What is Dark Matter Really? New Theories Challenge Our Understanding
Despite making up five times more mass than ordinary matter, dark matter remains one of the greatest unsolved mysteries of modern physics. We can’t see it, touch it, or measure it directly — yet its gravitational fingerprints are all over the universe. So if dark matter doesn’t exist, then something fundamental about gravity itself might be wrong.
But instead of rewriting gravity, Professor Stefano Profumo of the University of California, Santa Cruz has proposed two radical theories that rethink dark matter’s origin in ways that defy traditional models.

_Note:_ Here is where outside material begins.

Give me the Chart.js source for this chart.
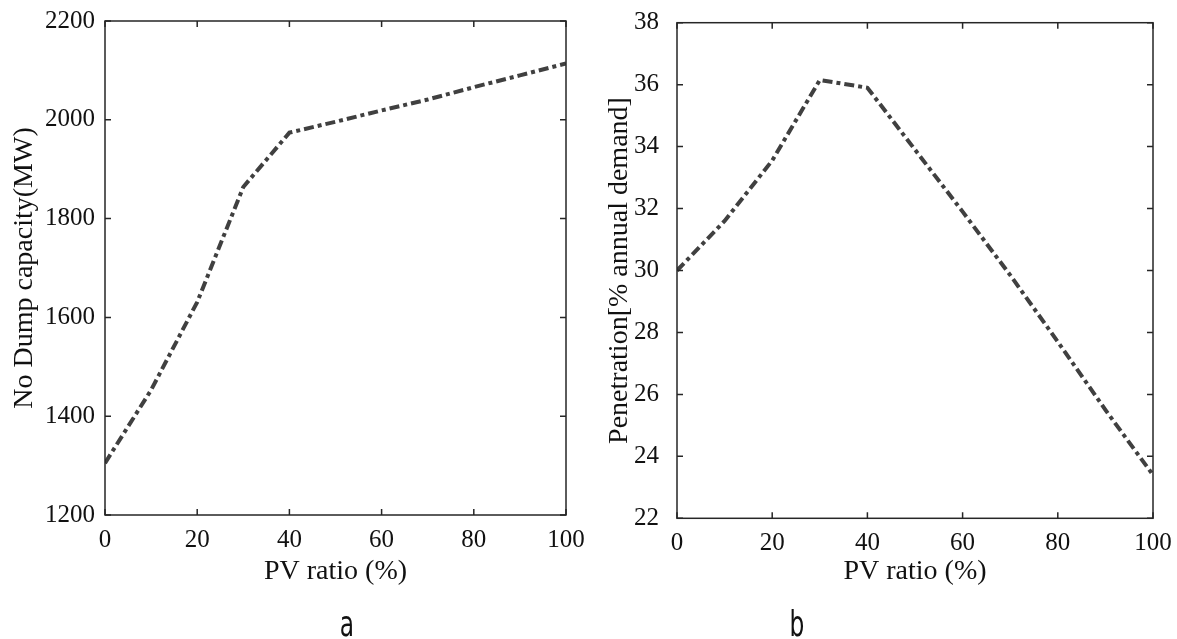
<!DOCTYPE html>
<html>
<head>
<meta charset="utf-8">
<script src="https://cdn.jsdelivr.net/npm/chart.js@4.4.0/dist/chart.umd.min.js"></script>
<style>
  html, body { margin: 0; padding: 0; background: #fff; }
  #wrap { position: relative; width: 1177px; height: 639px; overflow: hidden; }
  canvas { position: absolute; top: 0; }
</style>
</head>
<body>
<div id="wrap">
  <canvas id="chartA" width="590" height="639" style="left:0px"></canvas>
  <canvas id="chartB" width="587" height="639" style="left:590px"></canvas>
</div>
<script>
// --- data ---
const pvRatio = [0, 10, 20, 30, 40, 50, 60, 70, 80, 90, 100];
const noDumpCapacity = [1305, 1453, 1631, 1864, 1974, 1996, 2019, 2041, 2066, 2090, 2114];
const penetration = [30.0, 31.6, 33.55, 36.15, 35.9, 33.9, 31.9, 29.85, 27.7, 25.5, 23.4];

const xRange = [0, 100, 20];          // min, max, step
const capRange = [1200, 2200, 200];
const penRange = [22, 38, 2];

const serif = "'Liberation Serif', 'Times New Roman', serif";
const narrow = "'Liberation Sans Narrow', 'DejaVu Sans Condensed', sans-serif";
const axisColor = '#262626';
const lineColor = '#404040';
const textColor = '#111';

// MATLAB style box with inward ticks on all four sides
const boxPlugin = {
    id: 'box',
    afterDraw(chart) {
        const { ctx, chartArea: a, scales: { x, y } } = chart;
        const len = 6;
        ctx.save();
        ctx.strokeStyle = axisColor;
        ctx.lineWidth = 1.5;
        ctx.strokeRect(a.left, a.top, a.right - a.left, a.bottom - a.top);
        ctx.beginPath();
        x.ticks.forEach(t => {
            const px = x.getPixelForValue(t.value);
            ctx.moveTo(px, a.bottom); ctx.lineTo(px, a.bottom - len);
            ctx.moveTo(px, a.top); ctx.lineTo(px, a.top + len);
        });
        y.ticks.forEach(t => {
            const py = y.getPixelForValue(t.value);
            ctx.moveTo(a.left, py); ctx.lineTo(a.left + len, py);
            ctx.moveTo(a.right, py); ctx.lineTo(a.right - len, py);
        });
        ctx.stroke();
        ctx.restore();
    }
};

// panel letter (a / b) under each plot, squeezed like the original
const panelLabel = {
    id: 'panelLabel',
    afterDraw(chart, args, opts) {
        const ctx = chart.ctx;
        ctx.save();
        ctx.fillStyle = textColor;
        ctx.font = `36px ${narrow}`;
        ctx.textAlign = 'center';
        ctx.textBaseline = 'alphabetic';
        ctx.translate(opts.x, opts.y);
        ctx.scale(0.72, 1);
        ctx.fillText(opts.text, 0, 0);
        ctx.restore();
    }
};

function makeChart(id, cfg) {
    const ctx = document.getElementById(id).getContext('2d');
    return new Chart(ctx, {
        type: 'line',
        data: {
            datasets: [{
                data: pvRatio.map((x, i) => ({ x: x, y: cfg.values[i] })),
                borderColor: lineColor,
                borderWidth: 4,
                borderDash: [10, 4, 4, 4],
                borderCapStyle: 'butt',
                pointRadius: 0,
                tension: 0,
                fill: false
            }]
        },
        options: {
            responsive: false,
            animation: false,
            events: [],
            layout: { padding: { top: cfg.top, right: cfg.right, bottom: 0, left: 0 } },
            scales: {
                x: {
                    type: 'linear',
                    min: xRange[0], max: xRange[1],
                    grid: { display: false, drawTicks: false },
                    border: { display: false },
                    ticks: { stepSize: xRange[2], padding: 10, color: textColor, font: { family: serif, size: 25 } },
                    title: {
                        display: true, text: 'PV ratio (%)', color: textColor,
                        font: { family: serif, size: 28, lineHeight: 1 },
                        padding: { top: 0, bottom: 53 }
                    },
                    afterFit: s => {
                        s.height = cfg.xHeight;
                        s.paddingLeft = 0; s.paddingRight = 0;
                        s.paddingTop = 0; s.paddingBottom = 0;
                    }
                },
                y: {
                    min: cfg.range[0], max: cfg.range[1],
                    grid: { display: false, drawTicks: false },
                    border: { display: false },
                    ticks: {
                        stepSize: cfg.range[2], padding: cfg.tickPad, color: textColor,
                        font: { family: serif, size: 25 },
                        callback: v => String(v)
                    },
                    title: {
                        display: true, text: cfg.yTitle, color: textColor,
                        font: { family: serif, size: 28, lineHeight: 1 },
                        padding: { top: cfg.titlePad, bottom: 0 }
                    },
                    afterFit: s => {
                        s.width = cfg.yWidth;
                        s.paddingLeft = 0; s.paddingRight = 0;
                        s.paddingTop = 0; s.paddingBottom = 0;
                    }
                }
            },
            plugins: {
                legend: { display: false },
                tooltip: { enabled: false },
                panelLabel: { text: cfg.label, x: cfg.labelX, y: 636 }
            }
        },
        plugins: [boxPlugin, panelLabel]
    });
}

makeChart('chartA', {
    values: noDumpCapacity, range: capRange, yTitle: 'No Dump capacity(MW)', label: 'a', labelX: 347,
    top: 21, right: 24, xHeight: 124, yWidth: 105, tickPad: 10, titlePad: 11
});
makeChart('chartB', {
    values: penetration, range: penRange, yTitle: 'Penetration[% annual demand]', label: 'b', labelX: 207,
    top: 22.7, right: 24, xHeight: 120.7, yWidth: 87, tickPad: 18, titlePad: 16
});
</script>
</body>
</html>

🚀 Theory 1: Dark Matter Born from Cosmic Expansion
Profumo’s first theory explores how the universe’s rapid expansion might have created dark matter. Just after the Big Bang, the universe underwent cosmic inflation — a sudden, massive expansion. Profumo proposes a third phase of acceleration, slower than inflation but faster than any known form of matter or radiation could explain.
He draws an analogy with black holes, where Hawking radiation allows particles to form at the event horizon. In this scenario, the cosmic horizon behaves similarly, emitting particles into space. These quantum-born particles, generated during rapid expansion, might match the theoretical mass and properties of dark matter particles.
🧬 Theory 2: A Hidden “Dark Sector” of the Universe
The second hypothesis envisions a mirror world of dark particles — like dark quarks and dark gluons, akin to the particles that form regular matter, but completely invisible to our instruments.
In this dark sector, these particles could interact just like ordinary matter but only with each other. Over time, they might have collapsed into primordial black holes or stable composite structures, offering a new class of dark matter candidates.
“Both mechanisms are highly speculative, but they offer self-contained and calculable scenarios that don’t rely on conventional particle dark matter models, which are increasingly under pressure from null experimental results,” said Profumo, also the Deputy Director for Theory at the Santa Cruz Institute for Particle Physics.
🔬 Why It Matters: Fresh Eyes on an Old Mystery
While standard cosmology still provides the most widely accepted explanation for how the universe works, these bold alternatives bring a breath of fresh air to a theory that has remained elusive for decades. What’s more, Profumo’s models offer testable predictions, opening new avenues for future research.